**Exercise task**
Images are not part of the copy; write out the rest of the data exactly as given.

####

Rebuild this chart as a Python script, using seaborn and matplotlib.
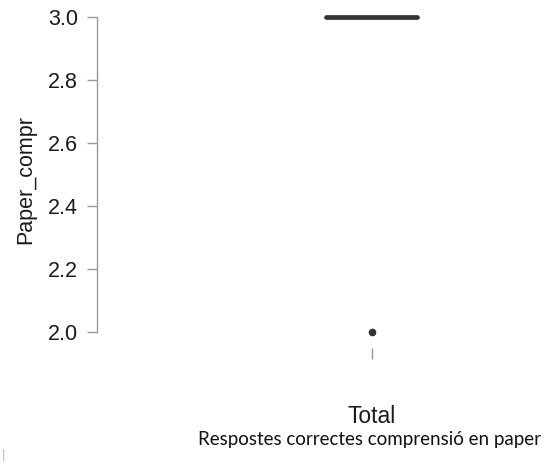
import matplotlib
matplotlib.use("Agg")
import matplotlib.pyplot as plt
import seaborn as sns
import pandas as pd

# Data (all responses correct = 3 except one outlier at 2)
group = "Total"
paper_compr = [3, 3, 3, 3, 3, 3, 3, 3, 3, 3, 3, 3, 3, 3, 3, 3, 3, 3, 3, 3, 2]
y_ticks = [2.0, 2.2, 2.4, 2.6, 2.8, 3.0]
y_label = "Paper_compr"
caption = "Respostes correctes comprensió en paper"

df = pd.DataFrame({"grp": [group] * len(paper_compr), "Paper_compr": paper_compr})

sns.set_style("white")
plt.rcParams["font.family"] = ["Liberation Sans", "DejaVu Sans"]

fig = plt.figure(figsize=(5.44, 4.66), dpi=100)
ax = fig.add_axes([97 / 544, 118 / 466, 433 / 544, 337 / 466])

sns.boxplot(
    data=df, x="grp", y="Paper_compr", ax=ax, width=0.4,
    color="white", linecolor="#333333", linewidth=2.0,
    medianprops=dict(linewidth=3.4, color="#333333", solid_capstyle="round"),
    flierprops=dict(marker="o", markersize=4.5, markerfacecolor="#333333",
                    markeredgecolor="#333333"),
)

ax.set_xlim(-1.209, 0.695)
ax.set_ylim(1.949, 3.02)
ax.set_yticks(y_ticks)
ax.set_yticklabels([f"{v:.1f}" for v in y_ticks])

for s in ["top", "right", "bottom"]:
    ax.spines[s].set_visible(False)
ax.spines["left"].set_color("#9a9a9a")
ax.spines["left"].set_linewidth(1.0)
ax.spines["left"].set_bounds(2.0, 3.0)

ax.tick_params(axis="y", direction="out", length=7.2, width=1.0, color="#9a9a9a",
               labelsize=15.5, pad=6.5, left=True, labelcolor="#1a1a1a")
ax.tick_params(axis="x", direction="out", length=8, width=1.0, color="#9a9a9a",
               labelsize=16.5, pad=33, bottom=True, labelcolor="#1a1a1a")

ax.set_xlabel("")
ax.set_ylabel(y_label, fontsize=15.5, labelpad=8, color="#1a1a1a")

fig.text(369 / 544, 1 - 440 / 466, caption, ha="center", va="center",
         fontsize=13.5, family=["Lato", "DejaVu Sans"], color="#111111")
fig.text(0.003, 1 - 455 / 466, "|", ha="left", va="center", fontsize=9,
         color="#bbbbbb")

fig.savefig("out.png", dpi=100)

####

**Task result**
Rebuild this chart as a Python script, using seaborn and matplotlib.
import matplotlib
matplotlib.use("Agg")
import matplotlib.pyplot as plt
import seaborn as sns
import pandas as pd

# Data (all responses correct = 3 except one outlier at 2)
group = "Total"
paper_compr = [3, 3, 3, 3, 3, 3, 3, 3, 3, 3, 3, 3, 3, 3, 3, 3, 3, 3, 3, 3, 2]
y_ticks = [2.0, 2.2, 2.4, 2.6, 2.8, 3.0]
y_label = "Paper_compr"
caption = "Respostes correctes comprensió en paper"

df = pd.DataFrame({"grp": [group] * len(paper_compr), "Paper_compr": paper_compr})

sns.set_style("white")
plt.rcParams["font.family"] = ["Liberation Sans", "DejaVu Sans"]

fig = plt.figure(figsize=(5.44, 4.66), dpi=100)
ax = fig.add_axes([97 / 544, 118 / 466, 433 / 544, 337 / 466])

sns.boxplot(
    data=df, x="grp", y="Paper_compr", ax=ax, width=0.4,
    color="white", linecolor="#333333", linewidth=2.0,
    medianprops=dict(linewidth=3.4, color="#333333", solid_capstyle="round"),
    flierprops=dict(marker="o", markersize=4.5, markerfacecolor="#333333",
                    markeredgecolor="#333333"),
)

ax.set_xlim(-1.209, 0.695)
ax.set_ylim(1.949, 3.02)
ax.set_yticks(y_ticks)
ax.set_yticklabels([f"{v:.1f}" for v in y_ticks])

for s in ["top", "right", "bottom"]:
    ax.spines[s].set_visible(False)
ax.spines["left"].set_color("#9a9a9a")
ax.spines["left"].set_linewidth(1.0)
ax.spines["left"].set_bounds(2.0, 3.0)

ax.tick_params(axis="y", direction="out", length=7.2, width=1.0, color="#9a9a9a",
               labelsize=15.5, pad=6.5, left=True, labelcolor="#1a1a1a")
ax.tick_params(axis="x", direction="out", length=8, width=1.0, color="#9a9a9a",
               labelsize=16.5, pad=33, bottom=True, labelcolor="#1a1a1a")

ax.set_xlabel("")
ax.set_ylabel(y_label, fontsize=15.5, labelpad=8, color="#1a1a1a")

fig.text(369 / 544, 1 - 440 / 466, caption, ha="center", va="center",
         fontsize=13.5, family=["Lato", "DejaVu Sans"], color="#111111")
fig.text(0.003, 1 - 455 / 466, "|", ha="left", va="center", fontsize=9,
         color="#bbbbbb")

fig.savefig("out.png", dpi=100)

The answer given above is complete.